Given task = Return a copy of every line in the records that includes the word "page".
--- start Exercise input ---
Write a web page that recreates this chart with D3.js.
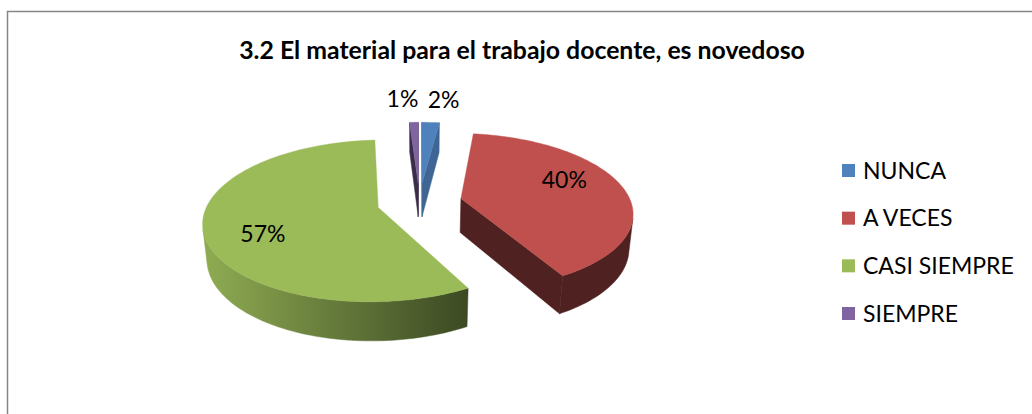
<!DOCTYPE html>
<html><head><meta charset="utf-8">
<script src="https://cdn.jsdelivr.net/npm/d3@7"></script>
<style>html,body{margin:0;padding:0;background:#fff;} svg{display:block;}</style>
</head><body>
<svg id="chart" width="1032" height="414"></svg>
<script>
const title = "3.2 El material para el trabajo docente, es novedoso";
const categories = ["NUNCA", "A VECES", "CASI SIEMPRE", "SIEMPRE"];
const values = [2, 40, 57, 1];
const colors = ["#4F81BD", "#C0504D", "#9BBB59", "#8064A2"];

const svg = d3.select("#chart");
const font = "Lato, 'Open Sans', sans-serif";

// chart frame
svg.append("rect").attr("x", 7.5).attr("y", 11.5).attr("width", 1040).attr("height", 420)
  .attr("fill", "#fff").attr("stroke", "#868686").attr("stroke-width", 1.5);

// title
svg.append("text").attr("x", 522).attr("y", 50).attr("dy", "0.35em")
  .attr("text-anchor", "middle").attr("font-family", font).attr("font-weight", "bold")
  .attr("font-size", 24.8).attr("fill", "#000").text(title);

// 3D perspective camera
const cam = {cx: 419.5, cy: 202, k: 921, D: 5.42, tilt: 26.9 * Math.PI / 180};
const sT = Math.sin(cam.tilt), cT = Math.cos(cam.tilt);
const thick = 0.23, explode = 0.25;
function proj(p) {
  const [X, Y, Z] = p;
  const d = cam.D + Z * cT - Y * sT;
  return [cam.cx + cam.k * X / d, cam.cy - cam.k * (Y * cT + Z * sT) / d];
}
const camPos = [0, cam.D * sT, -cam.D * cT];
const dist = p => Math.hypot(p[0] - camPos[0], p[1] - camPos[1], p[2] - camPos[2]);
const facing = (n, p) => n[0] * (camPos[0] - p[0]) + n[1] * (camPos[1] - p[1]) + n[2] * (camPos[2] - p[2]) > 0;
const line = pts => "M" + pts.map(p => proj(p).map(v => v.toFixed(2)).join(",")).join("L") + "Z";

const total = d3.sum(values);
const pct = d3.format(".0%");
const arcs = d3.pie().sort(null).value(d => d)(values);

const defs = svg.append("defs");
const walls = [], tops = [], labels = [];

function wallFill(i, xs) {
  const base = d3.color(colors[i]);
  const f = (c, k) => d3.rgb(c.r * k, c.g * k, c.b * k).formatHex();
  if (categories[i] === "CASI SIEMPRE") {
    const id = "wallgrad" + i;
    const g = defs.append("linearGradient").attr("id", id).attr("gradientUnits", "userSpaceOnUse")
      .attr("x1", d3.min(xs)).attr("x2", d3.max(xs)).attr("y1", 0).attr("y2", 0);
    g.append("stop").attr("offset", 0).attr("stop-color", f(base, 0.92));
    g.append("stop").attr("offset", 0.45).attr("stop-color", f(base, 0.68));
    g.append("stop").attr("offset", 1).attr("stop-color", f(base, 0.39));
    return "url(#" + id + ")";
  }
  if (categories[i] === "NUNCA") return f(base, 0.78);
  if (categories[i] === "SIEMPRE") return f(base, 0.45);
  return f(base, 0.41);
}

arcs.forEach((a, i) => {
  const mid = (a.startAngle + a.endAngle) / 2;
  const ox = explode * Math.sin(mid), oz = explode * Math.cos(mid);
  const rim = (ang, Y, r = 1) => [ox + r * Math.sin(ang), Y, oz + r * Math.cos(ang)];
  const span = a.endAngle - a.startAngle;
  const n = Math.max(2, Math.ceil(span / (Math.PI / 120)));
  const angs = d3.range(n + 1).map(j => a.startAngle + span * j / n);
  const faces = [];
  // outer curved wall: merge contiguous camera-facing segments into one polygon
  let run = [];
  const flush = () => {
    if (run.length) {
      const topArc = run.map(g => rim(g, 0));
      const botArc = run.slice().reverse().map(g => rim(g, -thick));
      const c = rim(run[Math.floor(run.length / 2)], -thick / 2);
      faces.push({pts: [...topArc, ...botArc], depth: dist(c)});
    }
    run = [];
  };
  for (let j = 0; j < n; j++) {
    const am = (angs[j] + angs[j + 1]) / 2;
    const nrm = [Math.sin(am), 0, Math.cos(am)];
    if (facing(nrm, rim(am, -thick / 2))) {
      if (!run.length) run.push(angs[j]);
      run.push(angs[j + 1]);
    } else flush();
  }
  flush();
  // radial cut walls
  const apexT = [ox, 0, oz], apexB = [ox, -thick, oz];
  [[a.startAngle, [-Math.cos(a.startAngle), 0, Math.sin(a.startAngle)]],
   [a.endAngle, [Math.cos(a.endAngle), 0, -Math.sin(a.endAngle)]]].forEach(([ang, nrm]) => {
    const c = rim(ang, -thick / 2, 0.5);
    if (facing(nrm, c)) faces.push({pts: [apexT, rim(ang, 0), rim(ang, -thick), apexB], depth: dist(c)});
  });
  const xs = faces.flatMap(fc => fc.pts.map(p => proj(p)[0]));
  const fill = faces.length ? wallFill(i, xs) : null;
  faces.forEach(fc => walls.push({...fc, fill}));
  tops.push({pts: [apexT, ...angs.map(g => rim(g, 0))], fill: colors[i]});

  const share = a.value / total;
  if (share >= 0.05) {
    const la = mid - 11 * Math.PI / 180;
    const p = proj(rim(la, 0, 0.7));
    labels.push({x: p[0], y: p[1], anchor: "middle", text: pct(share)});
  } else {
    const p = proj(rim(mid, 0, 1.46));
    const right = Math.sin(mid) >= 0;
    labels.push({x: p[0] + (right ? -6 : 6), y: p[1], anchor: right ? "start" : "end", text: pct(share)});
  }
});

walls.sort((a, b) => b.depth - a.depth);
const pie = svg.append("g");
pie.selectAll("path.wall").data(walls).join("path").attr("class", "wall")
  .attr("d", d => line(d.pts)).attr("fill", d => d.fill).attr("stroke", d => d.fill)
  .attr("stroke-width", 0.5).attr("stroke-linejoin", "round");
pie.selectAll("path.top").data(tops).join("path").attr("class", "top")
  .attr("d", d => line(d.pts)).attr("fill", d => d.fill).attr("stroke", d => d.fill)
  .attr("stroke-width", 0.4).attr("stroke-linejoin", "round");

svg.append("g").selectAll("text").data(labels).join("text")
  .attr("x", d => d.x).attr("y", d => d.y).attr("dy", "0.35em").attr("text-anchor", d => d.anchor)
  .attr("font-family", font).attr("font-size", 23).attr("fill", "#000").text(d => d.text);

// legend
const ly = d3.scaleLinear().domain([0, categories.length - 1]).range([170.5, 313.5]);
const lg = svg.append("g");
categories.forEach((c, i) => {
  lg.append("rect").attr("x", 842).attr("y", ly(i) - 6.5).attr("width", 13).attr("height", 13).attr("fill", colors[i]);
  lg.append("text").attr("x", 863).attr("y", ly(i)).attr("dy", "0.35em")
    .attr("font-family", font).attr("font-size", 23).attr("fill", "#000").text(c);
});
</script>
</body></html>
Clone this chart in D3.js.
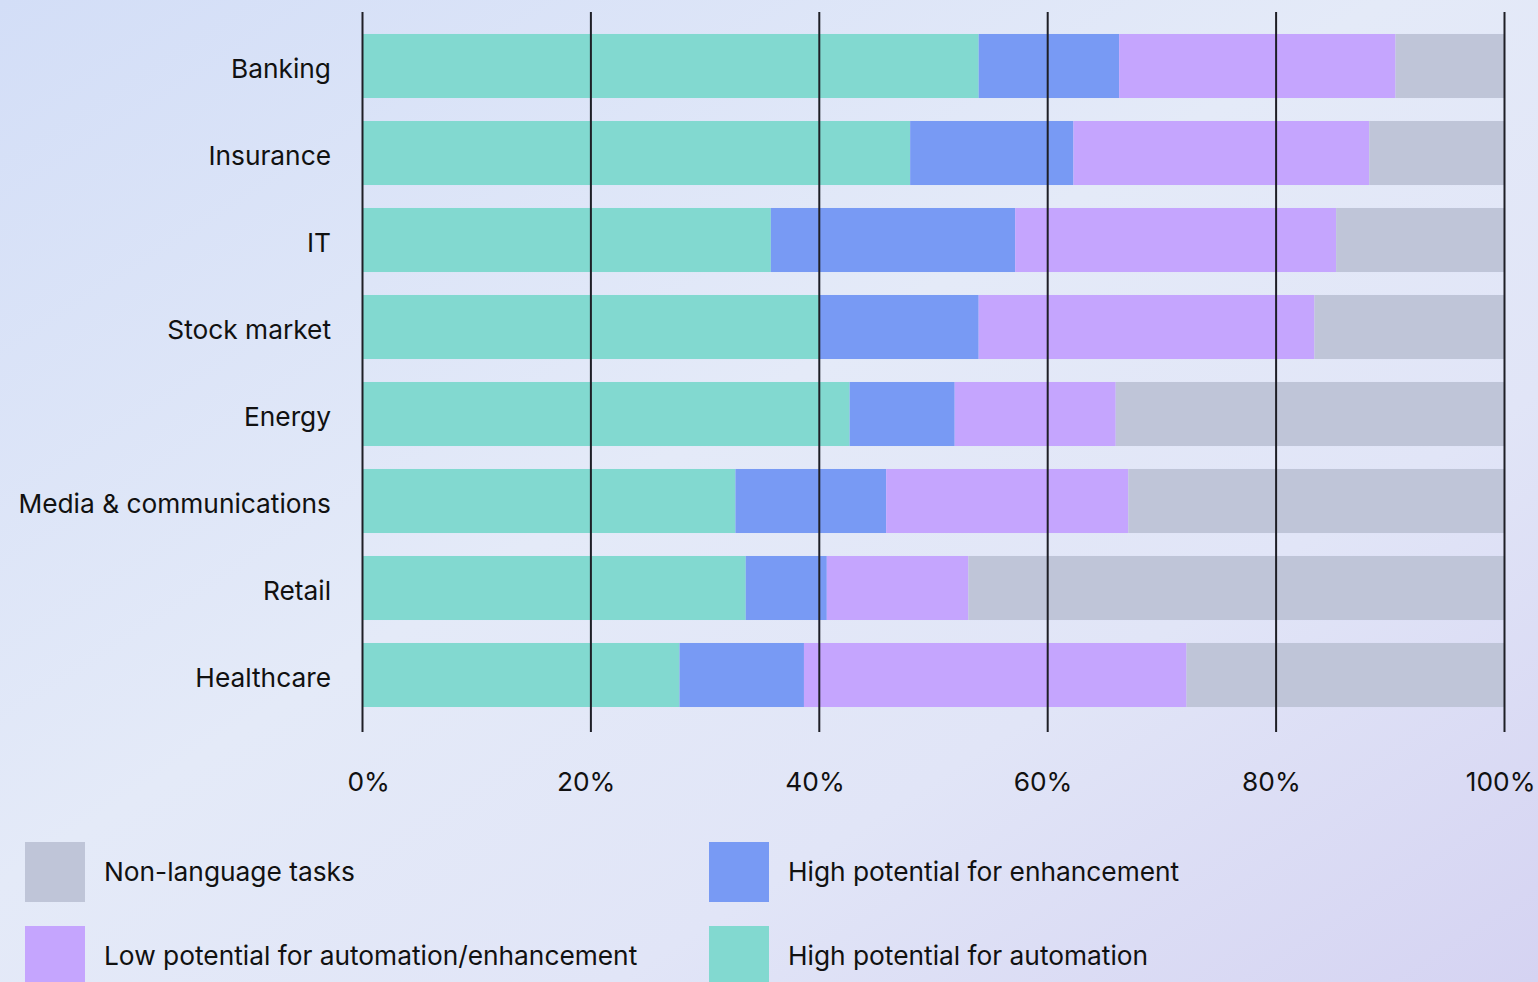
<!DOCTYPE html>
<html>
<head>
<meta charset="utf-8">
<script src="https://cdn.jsdelivr.net/npm/d3@7"></script>
<style>
  html, body { margin: 0; padding: 0; overflow: hidden; }
  svg { display: block; font-family: Inter, "Noto Sans", sans-serif; }
</style>
</head>
<body>
<svg id="chart" width="1538" height="982"></svg>
<script>
// ---- Data (percent of working hours) ----
const categories = ["Banking", "Insurance", "IT", "Stock market", "Energy", "Media & communications", "Retail", "Healthcare"];
const seriesKeys = ["automation", "enhancement", "low", "nonlang"];
const seriesNames = {
  automation: "High potential for automation",
  enhancement: "High potential for enhancement",
  low: "Low potential for automation/enhancement",
  nonlang: "Non-language tasks"
};
const automation  = [54.0, 48.0, 35.8, 40.1, 42.7, 32.7, 33.6, 27.8];
const enhancement = [12.3, 14.3, 21.4, 13.9,  9.2, 13.2,  7.1, 10.9];
const lowPotential= [24.2, 25.9, 28.1, 29.4, 14.1, 21.2, 12.4, 33.5];
const nonLanguage = [ 9.5, 11.8, 14.7, 16.6, 34.0, 32.9, 46.9, 27.8];
const tickValues = [0, 20, 40, 60, 80, 100];
const tickLabels = ["0%", "20%", "40%", "60%", "80%", "100%"];
const colors = { automation: "#82d9d0", enhancement: "#789af4", low: "#c5a5fe", nonlang: "#bfc5d8" };
const legendOrder = [["nonlang", "enhancement"], ["low", "automation"]];

const rows = categories.map((c, i) => ({
  category: c,
  automation: automation[i],
  enhancement: enhancement[i],
  low: lowPotential[i],
  nonlang: nonLanguage[i]
}));

const svg = d3.select("#chart");
const W = 1538, H = 982;
const FS = 26.3;

// background gradient
const defs = svg.append("defs");
const grad = defs.append("linearGradient").attr("id", "bg")
  .attr("x1", "0%").attr("y1", "0%").attr("x2", "100%").attr("y2", "100%");
grad.append("stop").attr("offset", "0%").attr("stop-color", "#d3def7");
grad.append("stop").attr("offset", "45%").attr("stop-color", "#e4eaf8");
grad.append("stop").attr("offset", "70%").attr("stop-color", "#e1e5f7");
grad.append("stop").attr("offset", "100%").attr("stop-color", "#d5d3f2");
svg.append("rect").attr("width", W).attr("height", H).attr("fill", "url(#bg)");

const x = d3.scaleLinear().domain([0, 100]).range([362, 1504]);
const y = d3.scaleBand().domain(categories).range([22.5, 718.5])
  .paddingInner(0.264).paddingOuter(0.132);

const stack = d3.stack().keys(seriesKeys);
const stacked = stack(rows);

// bars
const layers = svg.append("g").selectAll("g").data(stacked).join("g")
  .attr("fill", d => colors[d.key]);
layers.selectAll("rect").data(d => d).join("rect")
  .attr("x", d => x(d[0]))
  .attr("y", d => y(d.data.category))
  .attr("width", d => x(d[1]) - x(d[0]))
  .attr("height", y.bandwidth());

// category labels
svg.append("g").selectAll("text").data(categories).join("text")
  .attr("x", 331)
  .attr("y", d => y(d) + y.bandwidth() / 2)
  .attr("dy", "0.45em")
  .attr("text-anchor", "end")
  .attr("font-size", FS)
  .attr("fill", "#111")
  .text(d => d);

// gridlines / axis on top
const axisY = 732;
const axis = d3.axisBottom(x)
  .tickValues(tickValues)
  .tickFormat((d, i) => tickLabels[i])
  .tickSize(-(axisY - 12))
  .tickPadding(40);
const gAxis = svg.append("g").attr("transform", `translate(0,${axisY})`).call(axis);
gAxis.select(".domain").remove();
gAxis.selectAll(".tick line").attr("stroke", "#1e1f26").attr("stroke-width", 2);
const last = tickValues.length - 1;
gAxis.selectAll(".tick text")
  .attr("font-size", FS).attr("fill", "#111")
  .attr("font-family", "Inter, 'Noto Sans', sans-serif")
  .attr("text-anchor", (d, i) => i === last ? "end" : "start")
  .attr("x", (d, i) => i === 0 ? -15 : (i === last ? 31 : -34));

// legend
const legend = svg.append("g");
const colX = [25, 709];
const rowY = [842, 926];
legendOrder.forEach((row, ri) => {
  row.forEach((key, ci) => {
    const g = legend.append("g").attr("transform", `translate(${colX[ci]},${rowY[ri]})`);
    g.append("rect").attr("width", 60).attr("height", 60).attr("fill", colors[key]);
    g.append("text").attr("x", 79).attr("y", 30).attr("dy", "0.33em")
      .attr("font-size", FS).attr("fill", "#111").text(seriesNames[key]);
  });
});
</script>
</body>
</html>
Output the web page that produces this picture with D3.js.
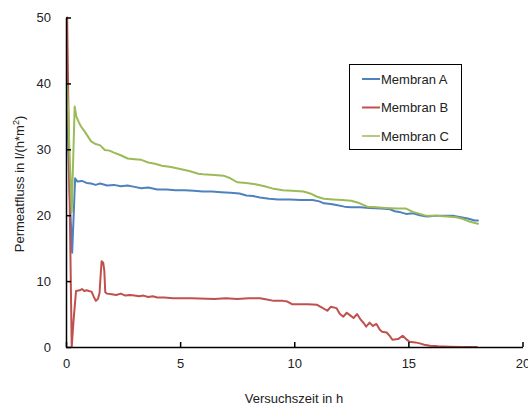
<!DOCTYPE html>
<html>
<head>
<meta charset="utf-8">
<script src="https://cdn.jsdelivr.net/npm/d3@7"></script>
<style>
  html, body { margin: 0; padding: 0; background: #fff; }
  svg { display: block; font-family: "Liberation Sans", Arial, sans-serif; }
</style>
</head>
<body>
<svg id="chart" width="528" height="405"></svg>
<script>
// ---- data (time in h, permeate flux in l/(h*m²)) ----
const seriesNames = ["Membran A", "Membran B", "Membran C"];
const seriesColors = ["#4F81BD", "#C0504D", "#9BBB59"];
const xTicks = [0, 5, 10, 15, 20];
const yTicks = [0, 10, 20, 30, 40, 50];

const membranA = [
  [0.05, 36.5], [0.15, 24], [0.27, 14.3], [0.4, 25.6], [0.5, 25.1], [0.7, 25.2], [0.9, 24.9],
  [1.1, 24.8], [1.3, 24.6], [1.5, 24.8], [1.8, 24.5], [2.1, 24.6], [2.4, 24.4], [2.7, 24.5],
  [3.0, 24.3], [3.3, 24.1], [3.6, 24.2], [4.0, 23.9], [4.4, 23.9], [4.8, 23.8], [5.2, 23.8],
  [5.6, 23.7], [6.0, 23.6], [6.4, 23.6], [6.8, 23.5], [7.2, 23.4], [7.6, 23.3], [7.9, 23.0],
  [8.2, 22.9], [8.5, 22.7], [8.9, 22.5], [9.3, 22.4], [9.8, 22.4], [10.3, 22.3], [10.8, 22.3],
  [11.1, 22.1], [11.3, 21.8], [11.6, 21.7], [11.9, 21.5], [12.2, 21.3], [12.5, 21.2], [12.9, 21.2],
  [13.3, 21.1], [13.8, 21.0], [14.2, 20.9], [14.4, 20.6], [14.6, 20.5], [14.9, 20.2], [15.2, 20.3],
  [15.5, 20.0], [15.8, 19.8], [16.2, 19.9], [16.6, 19.9], [17.0, 19.9], [17.3, 19.7], [17.6, 19.5],
  [17.9, 19.2], [18.05, 19.2]
];

const membranB = [
  [0.05, 50], [0.15, 25], [0.25, 0], [0.33, 4], [0.44, 8.5], [0.6, 8.6], [0.7, 8.8], [0.8, 8.5],
  [0.9, 8.6], [1.0, 8.5], [1.12, 8.4], [1.22, 7.6], [1.31, 7.0], [1.4, 7.3], [1.47, 8.2],
  [1.52, 11], [1.56, 13.0], [1.63, 12.8], [1.68, 11.5], [1.72, 8.3], [1.8, 8.1], [2.0, 8.0],
  [2.2, 7.9], [2.4, 8.1], [2.6, 7.8], [2.8, 7.9], [3.0, 7.8], [3.2, 7.7], [3.4, 7.8], [3.6, 7.6],
  [3.8, 7.7], [4.0, 7.5], [4.3, 7.5], [4.7, 7.4], [5.5, 7.4], [6.5, 7.3], [7.0, 7.4], [7.5, 7.3],
  [8.0, 7.4], [8.5, 7.4], [8.8, 7.2], [9.1, 7.0], [9.5, 7.0], [9.7, 6.9], [9.9, 6.5], [10.2, 6.5],
  [10.6, 6.5], [11.0, 6.4], [11.2, 6.0], [11.45, 5.5], [11.6, 6.1], [11.85, 5.9], [12.0, 5.0],
  [12.15, 4.6], [12.3, 5.2], [12.45, 4.8], [12.6, 4.4], [12.75, 5.0], [12.9, 4.2], [13.05, 3.6],
  [13.15, 3.1], [13.3, 3.7], [13.45, 3.2], [13.6, 3.5], [13.75, 2.6], [13.85, 2.3], [14.05, 2.2],
  [14.2, 1.6], [14.3, 1.1], [14.55, 1.2], [14.75, 1.7], [14.9, 1.2], [15.05, 0.8], [15.3, 0.7],
  [15.5, 0.55], [15.7, 0.35], [15.95, 0.2], [16.3, 0.1], [16.8, 0.05], [17.3, 0.0], [17.7, 0.0],
  [18.0, 0.0]
];

const membranC = [
  [0.05, 40], [0.15, 30], [0.25, 20.5], [0.38, 36.5], [0.45, 35], [0.55, 34.2], [0.65, 33.5],
  [0.8, 32.8], [0.95, 32], [1.1, 31.2], [1.3, 30.8], [1.5, 30.6], [1.7, 29.9], [1.9, 29.8],
  [2.1, 29.5], [2.4, 29.1], [2.7, 28.6], [3.0, 28.5], [3.3, 28.4], [3.6, 28.0], [3.9, 27.8],
  [4.2, 27.5], [4.6, 27.3], [5.0, 27.0], [5.4, 26.7], [5.8, 26.3], [6.0, 26.2], [6.5, 26.1],
  [6.9, 26.0], [7.2, 25.6], [7.5, 25.0], [7.9, 24.9], [8.3, 24.7], [8.7, 24.4], [9.1, 24.0],
  [9.5, 23.8], [9.9, 23.7], [10.4, 23.6], [10.7, 23.3], [11.0, 22.8], [11.3, 22.5], [11.7, 22.4],
  [12.1, 22.3], [12.5, 22.2], [12.8, 21.9], [13.0, 21.6], [13.2, 21.3], [13.6, 21.2], [14.0, 21.1],
  [14.5, 21.0], [14.9, 21.0], [15.2, 20.5], [15.5, 20.2], [15.8, 19.9], [16.2, 19.9], [16.7, 19.8],
  [17.1, 19.7], [17.4, 19.4], [17.7, 19.0], [18.05, 18.7]
];

const allSeries = [membranA, membranB, membranC];

// ---- chart ----
const svg = d3.select("#chart");
const x = d3.scaleLinear().domain([0, 20]).range([66, 522.5]);
const y = d3.scaleLinear().domain([0, 50]).range([347, 17.5]);

// lines
const line = d3.line().x(d => x(d[0])).y(d => y(d[1])).curve(d3.curveLinear);
svg.append("g").selectAll("path")
  .data(allSeries)
  .join("path")
  .attr("d", line)
  .attr("fill", "none")
  .attr("stroke", (d, i) => seriesColors[i])
  .attr("stroke-width", 2)
  .attr("stroke-linejoin", "round")
  .attr("stroke-linecap", "round");

// axes
const xAxis = d3.axisBottom(x).tickValues(xTicks).tickSizeInner(-5).tickSizeOuter(0).tickPadding(12);
const yAxis = d3.axisLeft(y).tickValues(yTicks).tickSizeInner(-5).tickSizeOuter(0).tickPadding(15);

const gx = svg.append("g").attr("transform", `translate(0,${y(0)})`).call(xAxis);
const gy = svg.append("g").attr("transform", `translate(${x(0)},0)`).call(yAxis);

[gx, gy].forEach(g => {
  g.select(".domain").attr("stroke", "#000").attr("stroke-width", 1.5);
  g.selectAll(".tick line").attr("stroke", "#000").attr("stroke-width", 1.5);
  g.selectAll(".tick text").attr("fill", "#222").style("font-size", "13px")
    .style("font-family", '"Liberation Sans", Arial, sans-serif');
});

// axis titles
svg.append("text")
  .attr("x", 294).attr("y", 403)
  .attr("text-anchor", "middle")
  .attr("fill", "#222")
  .style("font-size", "13px")
  .text("Versuchszeit in h");

const yt = svg.append("text")
  .attr("transform", "translate(24,184) rotate(-90)")
  .attr("text-anchor", "middle")
  .attr("fill", "#222")
  .style("font-size", "13px");
yt.append("tspan").text("Permeatfluss in l/(h*m");
yt.append("tspan").attr("dy", -5).style("font-size", "9px").text("2");
yt.append("tspan").attr("dy", 5).text(")");

// legend
const legend = svg.append("g");
legend.append("rect")
  .attr("x", 349.5).attr("y", 64.5).attr("width", 112).attr("height", 85)
  .attr("fill", "#fff").attr("stroke", "#000").attr("stroke-width", 1);
const items = legend.selectAll("g.item")
  .data(seriesNames)
  .join("g")
  .attr("class", "item")
  .attr("transform", (d, i) => `translate(0,${79 + i * 28.5})`);
items.append("line")
  .attr("x1", 362).attr("x2", 380).attr("y1", 0).attr("y2", 0)
  .attr("stroke", (d, i) => seriesColors[i])
  .attr("stroke-width", (d, i) => i === 2 ? 1.5 : 2);
items.append("text")
  .attr("x", 381).attr("y", 4.5)
  .attr("fill", "#222")
  .style("font-size", "13px")
  .text(d => d);
</script>
</body>
</html>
--- end Exercise input ---
Correct output =
Write a web page that recreates this chart with D3.js.
Output the web page that produces this picture with D3.js.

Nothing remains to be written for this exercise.